[GIVEN REQUEST]
Reproduce the listing below in full and without alteration, apart from its pictures.

------------------------------------------------

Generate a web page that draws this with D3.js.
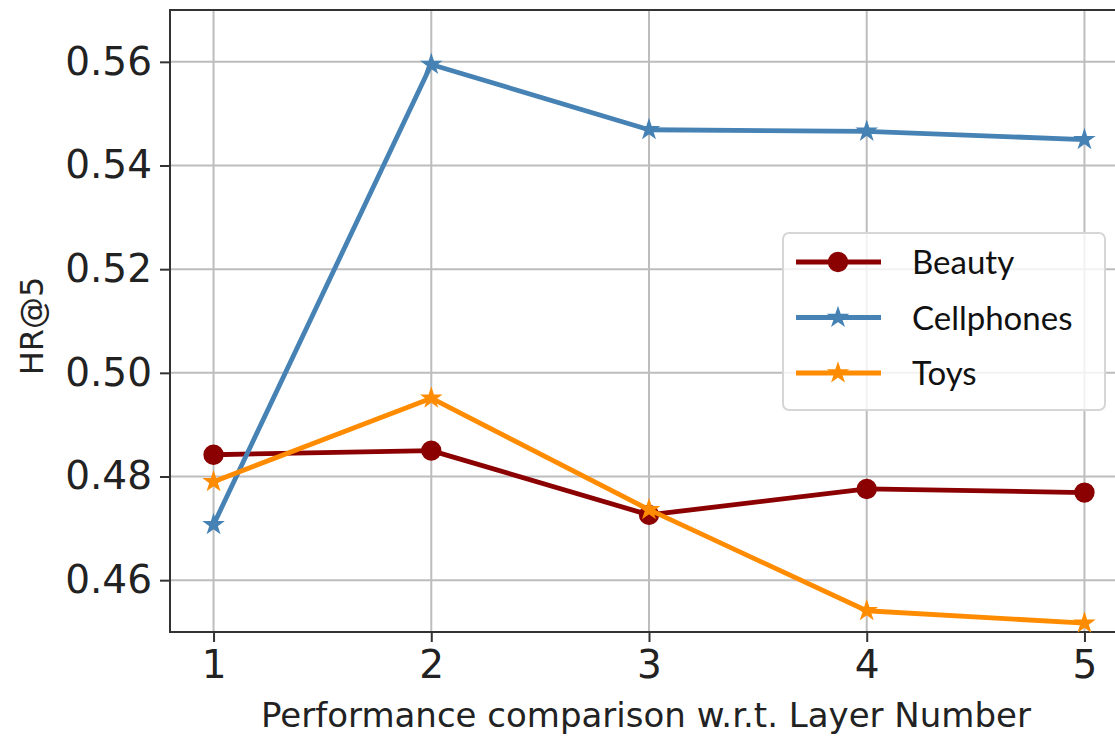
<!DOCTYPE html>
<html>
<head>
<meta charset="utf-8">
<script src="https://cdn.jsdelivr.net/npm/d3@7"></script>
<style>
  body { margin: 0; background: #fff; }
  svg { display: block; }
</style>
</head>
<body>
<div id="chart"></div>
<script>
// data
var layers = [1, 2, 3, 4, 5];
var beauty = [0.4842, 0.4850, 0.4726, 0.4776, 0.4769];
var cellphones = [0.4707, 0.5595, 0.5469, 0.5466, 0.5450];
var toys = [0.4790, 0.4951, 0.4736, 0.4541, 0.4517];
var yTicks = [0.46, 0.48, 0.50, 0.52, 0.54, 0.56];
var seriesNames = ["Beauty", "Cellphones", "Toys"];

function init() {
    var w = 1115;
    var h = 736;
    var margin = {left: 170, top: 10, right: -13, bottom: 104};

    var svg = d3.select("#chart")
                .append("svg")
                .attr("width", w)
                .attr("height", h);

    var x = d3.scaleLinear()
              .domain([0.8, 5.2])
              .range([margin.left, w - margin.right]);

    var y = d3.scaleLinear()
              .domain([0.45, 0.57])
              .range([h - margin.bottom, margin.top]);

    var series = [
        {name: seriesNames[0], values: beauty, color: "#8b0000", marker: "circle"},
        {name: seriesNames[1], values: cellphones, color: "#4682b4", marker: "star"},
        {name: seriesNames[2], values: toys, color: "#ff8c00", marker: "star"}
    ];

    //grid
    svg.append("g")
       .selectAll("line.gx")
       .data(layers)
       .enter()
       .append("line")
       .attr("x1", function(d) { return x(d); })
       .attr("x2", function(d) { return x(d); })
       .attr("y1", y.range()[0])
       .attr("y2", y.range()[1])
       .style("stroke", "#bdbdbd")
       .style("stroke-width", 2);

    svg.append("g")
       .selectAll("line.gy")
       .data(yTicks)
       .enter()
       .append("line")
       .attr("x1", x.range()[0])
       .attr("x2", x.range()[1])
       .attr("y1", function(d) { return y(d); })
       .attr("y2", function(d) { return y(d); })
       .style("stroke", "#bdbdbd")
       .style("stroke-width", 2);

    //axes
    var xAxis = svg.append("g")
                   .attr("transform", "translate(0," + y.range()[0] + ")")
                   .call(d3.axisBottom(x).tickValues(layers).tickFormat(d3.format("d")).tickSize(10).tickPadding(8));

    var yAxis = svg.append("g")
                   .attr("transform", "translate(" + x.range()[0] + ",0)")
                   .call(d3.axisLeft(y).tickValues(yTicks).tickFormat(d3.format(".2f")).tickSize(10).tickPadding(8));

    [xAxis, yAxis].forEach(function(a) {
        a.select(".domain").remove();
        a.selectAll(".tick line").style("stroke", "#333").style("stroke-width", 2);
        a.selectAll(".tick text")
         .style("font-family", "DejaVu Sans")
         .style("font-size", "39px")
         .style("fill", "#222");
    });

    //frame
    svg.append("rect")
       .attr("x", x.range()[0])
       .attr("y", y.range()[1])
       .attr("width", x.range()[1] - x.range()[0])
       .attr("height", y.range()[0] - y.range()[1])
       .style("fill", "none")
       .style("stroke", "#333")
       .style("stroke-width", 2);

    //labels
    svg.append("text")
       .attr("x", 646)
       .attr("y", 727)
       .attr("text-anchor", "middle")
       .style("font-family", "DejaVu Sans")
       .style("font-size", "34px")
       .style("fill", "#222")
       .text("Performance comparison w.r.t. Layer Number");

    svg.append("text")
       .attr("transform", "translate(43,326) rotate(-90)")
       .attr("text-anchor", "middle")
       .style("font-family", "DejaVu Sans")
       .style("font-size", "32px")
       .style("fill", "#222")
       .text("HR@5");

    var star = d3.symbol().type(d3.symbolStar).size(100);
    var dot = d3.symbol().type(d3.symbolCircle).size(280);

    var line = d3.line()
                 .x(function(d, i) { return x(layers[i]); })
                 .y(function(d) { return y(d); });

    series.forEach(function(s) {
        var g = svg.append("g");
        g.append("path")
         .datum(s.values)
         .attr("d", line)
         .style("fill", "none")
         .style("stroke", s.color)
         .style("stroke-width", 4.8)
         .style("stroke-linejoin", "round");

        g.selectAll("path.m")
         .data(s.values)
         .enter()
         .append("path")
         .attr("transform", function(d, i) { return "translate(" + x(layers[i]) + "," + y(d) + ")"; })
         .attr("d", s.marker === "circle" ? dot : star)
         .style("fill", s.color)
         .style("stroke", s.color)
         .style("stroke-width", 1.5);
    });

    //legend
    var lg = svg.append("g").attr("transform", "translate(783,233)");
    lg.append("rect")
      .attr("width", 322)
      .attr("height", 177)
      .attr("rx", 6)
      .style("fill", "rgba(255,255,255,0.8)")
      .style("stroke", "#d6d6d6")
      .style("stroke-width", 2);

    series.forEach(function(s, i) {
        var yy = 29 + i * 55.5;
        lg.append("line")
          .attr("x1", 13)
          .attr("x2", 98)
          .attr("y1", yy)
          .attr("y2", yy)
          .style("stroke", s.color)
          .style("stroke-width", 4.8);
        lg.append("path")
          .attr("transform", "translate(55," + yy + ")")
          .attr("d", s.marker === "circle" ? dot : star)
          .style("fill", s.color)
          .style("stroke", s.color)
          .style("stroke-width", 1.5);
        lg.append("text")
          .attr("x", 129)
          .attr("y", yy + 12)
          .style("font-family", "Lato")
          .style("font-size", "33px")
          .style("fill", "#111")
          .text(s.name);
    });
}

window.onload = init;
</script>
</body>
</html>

------------------------------------------------

[RESULT BELOW]
Generate a web page that draws this with D3.js.
<!DOCTYPE html>
<html>
<head>
<meta charset="utf-8">
<script src="https://cdn.jsdelivr.net/npm/d3@7"></script>
<style>
  body { margin: 0; background: #fff; }
  svg { display: block; }
</style>
</head>
<body>
<div id="chart"></div>
<script>
// data
var layers = [1, 2, 3, 4, 5];
var beauty = [0.4842, 0.4850, 0.4726, 0.4776, 0.4769];
var cellphones = [0.4707, 0.5595, 0.5469, 0.5466, 0.5450];
var toys = [0.4790, 0.4951, 0.4736, 0.4541, 0.4517];
var yTicks = [0.46, 0.48, 0.50, 0.52, 0.54, 0.56];
var seriesNames = ["Beauty", "Cellphones", "Toys"];

function init() {
    var w = 1115;
    var h = 736;
    var margin = {left: 170, top: 10, right: -13, bottom: 104};

    var svg = d3.select("#chart")
                .append("svg")
                .attr("width", w)
                .attr("height", h);

    var x = d3.scaleLinear()
              .domain([0.8, 5.2])
              .range([margin.left, w - margin.right]);

    var y = d3.scaleLinear()
              .domain([0.45, 0.57])
              .range([h - margin.bottom, margin.top]);

    var series = [
        {name: seriesNames[0], values: beauty, color: "#8b0000", marker: "circle"},
        {name: seriesNames[1], values: cellphones, color: "#4682b4", marker: "star"},
        {name: seriesNames[2], values: toys, color: "#ff8c00", marker: "star"}
    ];

    //grid
    svg.append("g")
       .selectAll("line.gx")
       .data(layers)
       .enter()
       .append("line")
       .attr("x1", function(d) { return x(d); })
       .attr("x2", function(d) { return x(d); })
       .attr("y1", y.range()[0])
       .attr("y2", y.range()[1])
       .style("stroke", "#bdbdbd")
       .style("stroke-width", 2);

    svg.append("g")
       .selectAll("line.gy")
       .data(yTicks)
       .enter()
       .append("line")
       .attr("x1", x.range()[0])
       .attr("x2", x.range()[1])
       .attr("y1", function(d) { return y(d); })
       .attr("y2", function(d) { return y(d); })
       .style("stroke", "#bdbdbd")
       .style("stroke-width", 2);

    //axes
    var xAxis = svg.append("g")
                   .attr("transform", "translate(0," + y.range()[0] + ")")
                   .call(d3.axisBottom(x).tickValues(layers).tickFormat(d3.format("d")).tickSize(10).tickPadding(8));

    var yAxis = svg.append("g")
                   .attr("transform", "translate(" + x.range()[0] + ",0)")
                   .call(d3.axisLeft(y).tickValues(yTicks).tickFormat(d3.format(".2f")).tickSize(10).tickPadding(8));

    [xAxis, yAxis].forEach(function(a) {
        a.select(".domain").remove();
        a.selectAll(".tick line").style("stroke", "#333").style("stroke-width", 2);
        a.selectAll(".tick text")
         .style("font-family", "DejaVu Sans")
         .style("font-size", "39px")
         .style("fill", "#222");
    });

    //frame
    svg.append("rect")
       .attr("x", x.range()[0])
       .attr("y", y.range()[1])
       .attr("width", x.range()[1] - x.range()[0])
       .attr("height", y.range()[0] - y.range()[1])
       .style("fill", "none")
       .style("stroke", "#333")
       .style("stroke-width", 2);

    //labels
    svg.append("text")
       .attr("x", 646)
       .attr("y", 727)
       .attr("text-anchor", "middle")
       .style("font-family", "DejaVu Sans")
       .style("font-size", "34px")
       .style("fill", "#222")
       .text("Performance comparison w.r.t. Layer Number");

    svg.append("text")
       .attr("transform", "translate(43,326) rotate(-90)")
       .attr("text-anchor", "middle")
       .style("font-family", "DejaVu Sans")
       .style("font-size", "32px")
       .style("fill", "#222")
       .text("HR@5");

    var star = d3.symbol().type(d3.symbolStar).size(100);
    var dot = d3.symbol().type(d3.symbolCircle).size(280);

    var line = d3.line()
                 .x(function(d, i) { return x(layers[i]); })
                 .y(function(d) { return y(d); });

    series.forEach(function(s) {
        var g = svg.append("g");
        g.append("path")
         .datum(s.values)
         .attr("d", line)
         .style("fill", "none")
         .style("stroke", s.color)
         .style("stroke-width", 4.8)
         .style("stroke-linejoin", "round");

        g.selectAll("path.m")
         .data(s.values)
         .enter()
         .append("path")
         .attr("transform", function(d, i) { return "translate(" + x(layers[i]) + "," + y(d) + ")"; })
         .attr("d", s.marker === "circle" ? dot : star)
         .style("fill", s.color)
         .style("stroke", s.color)
         .style("stroke-width", 1.5);
    });

    //legend
    var lg = svg.append("g").attr("transform", "translate(783,233)");
    lg.append("rect")
      .attr("width", 322)
      .attr("height", 177)
      .attr("rx", 6)
      .style("fill", "rgba(255,255,255,0.8)")
      .style("stroke", "#d6d6d6")
      .style("stroke-width", 2);

    series.forEach(function(s, i) {
        var yy = 29 + i * 55.5;
        lg.append("line")
          .attr("x1", 13)
          .attr("x2", 98)
          .attr("y1", yy)
          .attr("y2", yy)
          .style("stroke", s.color)
          .style("stroke-width", 4.8);
        lg.append("path")
          .attr("transform", "translate(55," + yy + ")")
          .attr("d", s.marker === "circle" ? dot : star)
          .style("fill", s.color)
          .style("stroke", s.color)
          .style("stroke-width", 1.5);
        lg.append("text")
          .attr("x", 129)
          .attr("y", yy + 12)
          .style("font-family", "Lato")
          .style("font-size", "33px")
          .style("fill", "#111")
          .text(s.name);
    });
}

window.onload = init;
</script>
</body>
</html>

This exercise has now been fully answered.